After years of mediocrity followed by putridness, the Red Sox mattered again. Dick Williams (more on him later) was hired as manager and declared “We’ll win more than we lose”. It was a bold prediction at a time of virtual hopelessness for Boston Baseball.
For years, if you wanted to go to a Sox game, you just went. Tickets were not an issue. We jump on the MTA (yes, just MTA. The MBTA was a Johnny come lately marketing idea).

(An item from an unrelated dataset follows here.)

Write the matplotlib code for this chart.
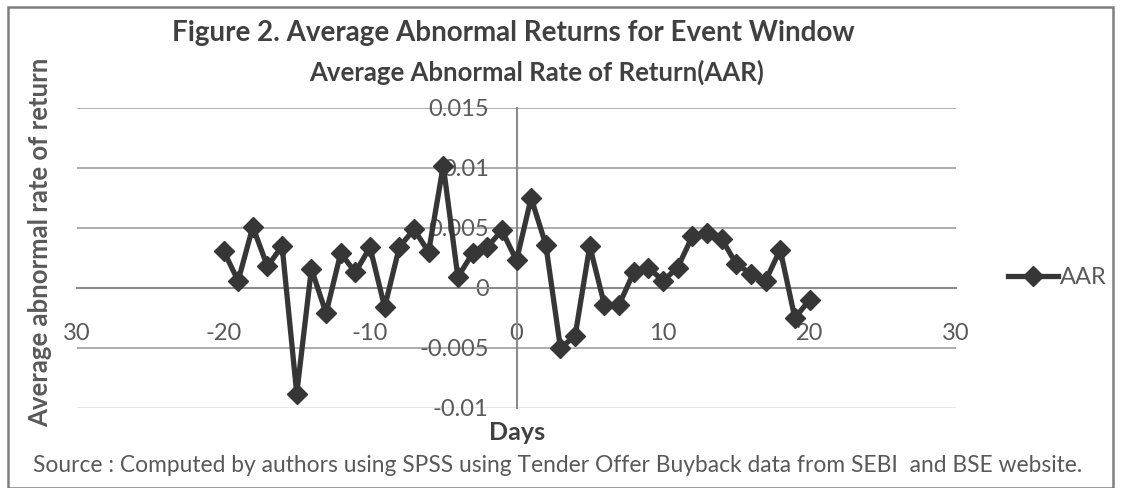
import matplotlib.pyplot as plt
from matplotlib.patches import Rectangle

plt.rcParams['font.family'] = ['Lato', 'DejaVu Sans']

# event window days and average abnormal returns
days = list(range(-20, 21))
aar = [0.0031, 0.0006, 0.0051, 0.0018, 0.0035, -0.0088, 0.0016, -0.0021, 0.0029, 0.0013,
       0.0034, -0.0016, 0.0034, 0.0049, 0.0030, 0.0102, 0.0009, 0.0029, 0.0034, 0.0048,
       0.0023, 0.0075, 0.0036, -0.0050, -0.0040, 0.0035, -0.0014, -0.0014, 0.0013, 0.0017,
       0.0006, 0.0017, 0.0043, 0.0046, 0.0041, 0.0020, 0.0012, 0.0006, 0.0032, -0.0025,
       -0.0010]

x_ticks = [-30, -20, -10, 0, 10, 20, 30]
x_tick_labels = ['30', '-20', '-10', '0', '10', '20', '30']
y_ticks = [-0.01, -0.005, 0, 0.005, 0.01, 0.015]
y_tick_labels = ['-0.01', '-0.005', '0', '0.005', '0.01', '0.015']

title = 'Figure 2. Average Abnormal Returns for Event Window'
subtitle = 'Average Abnormal Rate of Return(AAR)'
source = 'Source : Computed by authors using SPSS using Tender Offer Buyback data from SEBI  and BSE website.'

W, H = 1121, 488
fig = plt.figure(figsize=(W / 100, H / 100), dpi=100)
ax = fig.add_axes([77 / W, (H - 408) / H, 879 / W, 300 / H])

line_col = '#363636'
grid_col = '#a6a6a6'
text_col = '#595959'

for yv in y_ticks:
    if yv == 0:
        continue
    ax.axhline(yv, color=grid_col if yv != -0.01 else '#e6e6e6', lw=1.3, zorder=1)

ax.plot(days, aar, color=line_col, lw=3.8, marker='D', markersize=10.5,
        markerfacecolor=line_col, markeredgecolor=line_col, zorder=3, label='AAR')

ax.set_xlim(-30, 30)
ax.set_ylim(-0.01, 0.015)

ax.spines['left'].set_position(('data', 0))
ax.spines['bottom'].set_position(('data', 0))
ax.spines['right'].set_visible(False)
ax.spines['top'].set_visible(False)
for s in ['left', 'bottom']:
    ax.spines[s].set_color('#8c8c8c')
    ax.spines[s].set_linewidth(1.5)

ax.set_xticks(x_ticks)
ax.set_xticklabels(x_tick_labels)
ax.set_yticks(y_ticks)
ax.set_yticklabels(y_tick_labels)
ax.tick_params(axis='both', length=0, labelsize=17, labelcolor=text_col)
ax.tick_params(axis='x', pad=25)
ax.tick_params(axis='y', pad=20)

fig.text(513 / W, 1 - 33 / H, title, ha='center', va='center', fontsize=20,
         fontweight='bold', color='#404040')
fig.text(537 / W, 1 - 72 / H, subtitle, ha='center', va='center', fontsize=18.5,
         fontweight='bold', color='#404040')
fig.text(40 / W, 1 - 242 / H, 'Average abnormal rate of return', rotation=90,
         ha='center', va='center', fontsize=18.5, fontweight='bold', color=text_col)
fig.text(517 / W, 1 - 432 / H, 'Days', ha='center', va='center', fontsize=18,
         fontweight='bold', color='#404040')
fig.text(33 / W, 1 - 466 / H, source, ha='left', va='center', fontsize=16.4,
         color=text_col)

fig.legend(loc='center left', bbox_to_anchor=(1008 / W, 1 - 278 / H), frameon=False,
           fontsize=17, labelcolor=text_col, handlelength=2.1, handletextpad=0.1,
           borderpad=0, borderaxespad=0)

fig.patches.append(Rectangle((8 / W, 0), 1105 / W, 1 - 7 / H, transform=fig.transFigure,
                             fill=False, edgecolor='#7f7f7f', lw=1.8))

fig.savefig('out.png', dpi=100)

From Mattapan, you took a trolley, a train and a trolley to Kenmore Square and baseball paradise. 75 cents for a bleacher seat or 50 cents for kids for the right field grandstand, where you could wait until the 6th inning and then they would open the split and let you move into the infield grandstand seats. The Box Seats were still defended like the Berlin Wall for the entire game. But you couldn’t get from the bleachers into the grandstand until well into this century. So we weren’t idiots. We knew when the split would open. The entire gang of young people would hang out at the split, waiting for the magic moment when we would invade that other world with glee. For another 10 cents, as you passed through Kenmore Square, you could buy a Record American with a score sheet on the back page but you always had to remember to bring your own pencil because they got another nickel for the pencil. And yes, little Ralphie had learned how to score baseball back in the awakening year of 1956.